Vick parte dall’idea simbolica del serraglio come cubo (riecheggiando una scena del Casanova di Fellini) e costruisce attorno ad esso due primi atti di grande fascino, facilitati per il pubblico dai sovratitoli in italiano.
Nell’atto finale la scena è scarna eppure risulta efficace. Il ratto è uno Singspiel, una commedia leggera, in tedesco e in versi, così come andava in voga quando Mozart la compose a ventisei anni a Vienna.
E Vick rispetta il carattere di commedia, pur andando per sommi capi laddove la rappresentazione tradizionale era piena di trabocchetti, inseguimenti, animali sul palco…
Allo stesso tempo, Il ratto di Vick risulta più stilizzato, contemporaneo e forse anche più comprensibile (almeno così ci è sembrato alla prova generale per la stampa) per gli spettatori.

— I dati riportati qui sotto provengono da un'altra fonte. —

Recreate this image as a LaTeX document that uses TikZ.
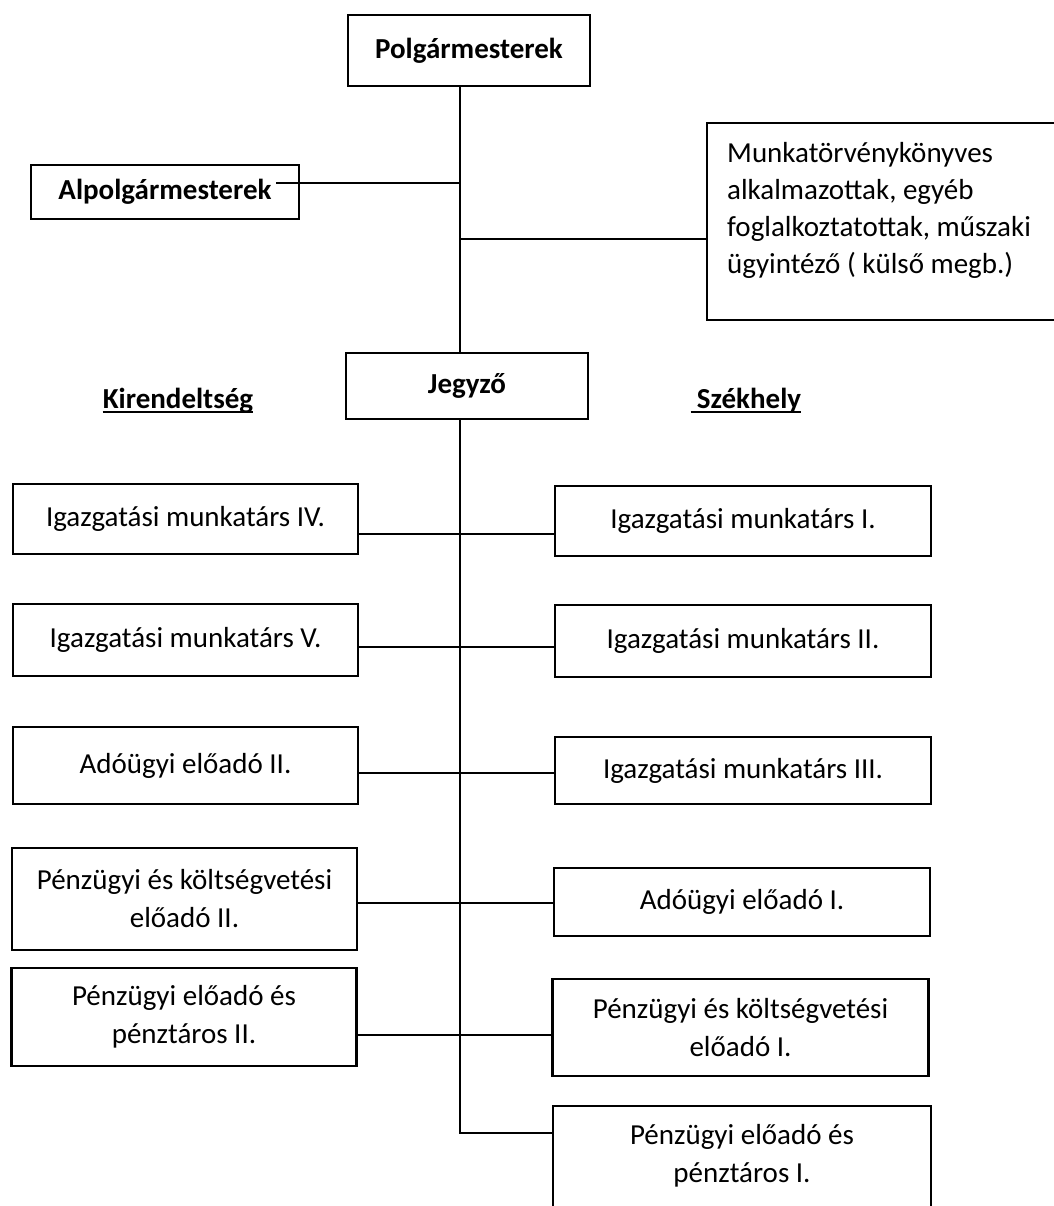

La storia è sempre incalzante: il nobile spagnolo Belmonte giunge in Turchia al serraglio del Sultano, dov’è tenuta prigioniera la sua bella, Constanze, rapita dai corsari e venduta all’harem del Sultano.
Il capo dei servi è cattivissimo, mentre un servo infedele è buono e amante della Blonde, che aiuta Constanze. Alla fine la doppia coppia cercherà di scappare…
I temi mozartiani cari al grandissimo teatro d’opera, poi realizzato con Da Ponte, già emergono: l’amore contrastato, la violenza sessuale o quantomeno il sopruso prepotente, la coppia di nobili e la coppia di servi, le dinamiche del potere, alla fine giusto perché magnanimo. Come per le Nozze di Figaro, il finale della frenetica commedia brillante è all’insegna del perdono.
Nota biografica: Mozart scrive questa opera a 26 anni. La prima va in scena pochi giorni dopo il suo matrimonio con Constanze Weber, e la prima aria (cantata dal tenore Belmonte) è una perfetta aria d’amore tutta dedicata a una Constanze. Mica male come regalo di nozze. I temi turchi e orientali avevano già colpito Amadeus a Parigi quattro anni prima, quando compose la sonata di pianoforte Marcia Turca.
Cantanti solisti, coro e direttore d’orchestra, Gabriele Ferro, davvero bravi. La prima è questa sera: merita la spesa.